My last two columns, "Changes in Housing Attitudes, Changes in Economic Latitudes" and "Still Waiting on a Homebuying Rebound," elicited quite a few comments and challenges from subscribers, so I'm going to delve a bit further into the issue of housing and its relationship to the economy and the capital markets.
In the latter half of the 1990s and first half of the 2000s, I owned a residential mortgage brokerage that originated loans nationally. The market concentration was in the coastal urban areas of the U.S. that also had stations carrying my radio show. They included every major city on both coasts, as well as Phoenix, Houston, Dallas and New Orleans.
These were also the areas that experienced the greatest boom in real estate speculation, lending and appreciation.
One of the aspects of the housing bust that followed that boom is that it was magnified in its breadth and scope because the vast majority of homeowners at all income levels and home price points were levered to the greatest extent possible. That aspect has never received the attention it should have by public financial policymakers, bankers and capital market participants broadly.
What that implies is that it wasn't the poor and people with low credit scores who accepted the invitation by the wealthy to participate in the housing sector by way of subprime loans that caused the subsequent housing bust to metastasize into a full-blown financial crisis.
It was the vast majority of the pre-existing homebuying market participants who got stupid and started to leverage themselves into real estate to a much greater degree than had been the case before underwriting guidelines were degraded.
At the time I was originating mortgages, we referred to this as the dentist wanting to live like a hedge fund manager.
The bulk of the corrective action taken since then, however, has been focused on doing away with mortgages for people with low credit scores and requiring income documentation for everyone.
The logic in limiting the corrective action to these areas is predicated on placing the blame for the crisis on the poor, which is simply ludicrous.
By extension, this also implies that public financial policymakers and regulators are of the opinion that home prices were closer to their real value 10 years ago and that the correction in values since has taken them below the long-term trend as a percentage of national income necessary to support them.

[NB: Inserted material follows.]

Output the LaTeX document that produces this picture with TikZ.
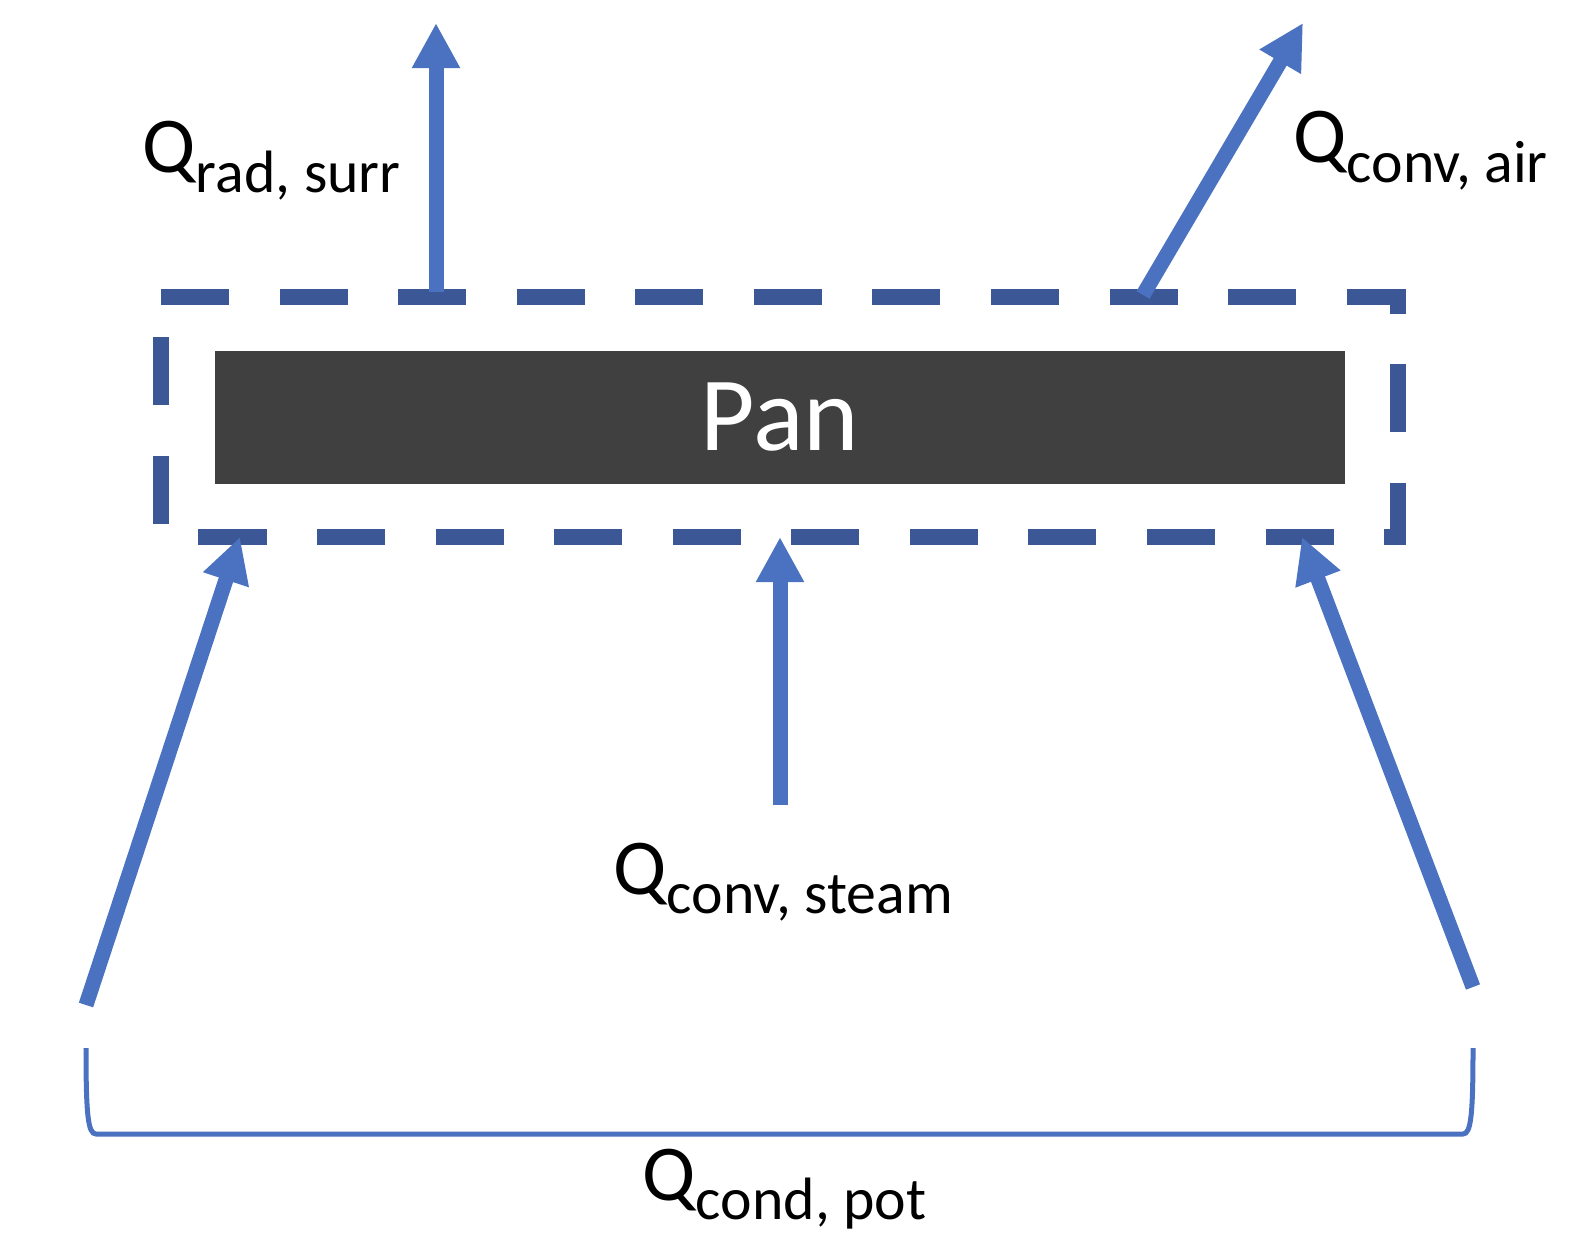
\documentclass[tikz,border=0pt]{standalone}
\usepackage{fontspec}
\setmainfont{Carlito}
\usetikzlibrary{arrows.meta}
\definecolor{boundblue}{HTML}{3B5796}
\definecolor{flowblue}{HTML}{4A72C0}
\definecolor{pangray}{HTML}{404040}
\newcommand{\qsub}[1]{\raisebox{-0.19cm}{\fontsize{17pt}{18pt}\selectfont #1}}

\begin{document}
\begin{tikzpicture}[
    x=0.01cm, y=-0.01cm,
    every node/.style={font=\fontsize{22.5pt}{24pt}\selectfont},
    panbox/.style={rectangle, fill=pangray, text=white, inner sep=0pt,
        minimum width=11.3cm, minimum height=1.33cm,
        font=\fontsize{30pt}{32pt}\selectfont},
    boundary/.style={draw=boundblue, line width=0.16cm,
        dash pattern=on 0.68cm off 0.505cm},
    flow/.style={draw=flowblue, line width=0.15cm,
        -{Triangle[length=0.45cm, width=0.45cm]}},
    bracket/.style={draw=flowblue, line width=0.05cm},
    qlabel/.style={anchor=base west, inner sep=0pt},
]
\useasboundingbox (0,0) rectangle (1570,1252);

\node[panbox] (pan) at (780,417.5) {Pan};
\draw[boundary] (161,297) -- (1398,297) -- (1398,537) -- (161,537) -- cycle;

\coordinate (radfoot) at (436,292);
\coordinate (radtip) at (436,23);
\coordinate (airfoot) at (1143,295);
\coordinate (airtip) at (1303,23);
\coordinate (steamfoot) at (780,805);
\coordinate (steamtip) at (780,537);
\coordinate (potlfoot) at (86,1005);
\coordinate (potltip) at (240,537);
\coordinate (potrfoot) at (1473,987);
\coordinate (potrtip) at (1302,537);
\coordinate (bracel) at (86,1048);
\coordinate (bracer) at (1473,1048);

\draw[flow] (radfoot) -- (radtip);
\draw[flow] (airfoot) -- (airtip);
\draw[flow] (steamfoot) -- (steamtip);
\draw[flow] (potlfoot) -- (potltip);
\draw[flow] (potrfoot) -- (potrtip);

\draw[bracket] (bracel) .. controls (86,1115) and (88,1134) .. (96,1134)
    -- (1463,1134) .. controls (1471,1134) and (1473,1115) .. (bracer);

\node[qlabel] (qrad) at (142,173) {Q\qsub{rad, surr}};
\node[qlabel] (qair) at (1293,163) {Q\qsub{conv, air}};
\node[qlabel] (qsteam) at (613,894) {Q\qsub{conv, steam}};
\node[qlabel] (qpot) at (642,1200) {Q\qsub{cond, pot}};
\end{tikzpicture}
\end{document}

Beyond cutting out mortgages for people with bad credit, the corrective process designed to support home values has also been to allow for an even greater percentage of income to be allocated to mortgage servicing than was the case prior to the last housing boom.
Fannie Mae and Freddie Mac now allow borrowers to allocate up to 45% of their gross income for mortgage servicing. Prior to the 2000s, that level was 28%.
Allowing this degree of income leveraging supports home prices, but it also pushes them to levels that cause the sector to absorb national income and per-capita income, which in turn provides a drag on economic activity and the ability of the economy and incomes to grow.
In total, this activity by regulators, public financial policymakers, bankers and consumers is indicative of a kind of Stockholm syndrome wherein everyone believes the economy functions best by allocating as much income toward housing as possible.
This is an insane proposition because doing so actually accomplishes the exact opposite.
Since the Lehman-crisis era, monetary and fiscal authorities have been operating on the assumption that supporting home prices is synonymous with supporting the economy.
The reality, however, is that supporting home prices in the fashion that's been pursued is actually harming the rest of the economy.
If the Fed and mortgage regulators really wanted to support the economy, real growth and growth of jobs and incomes, the goal in policymaking should be to establish a plan for reducing the amount of national and per-capita income that may be dedicated to mortgage servicing, not increasing it.
Having said all of that, there is no awareness of the error in public financial and regulatory policy being evidenced by policymakers.
This will inevitably have to change at some point and investors need to be watchful for signs of this awareness being expressed by policymakers.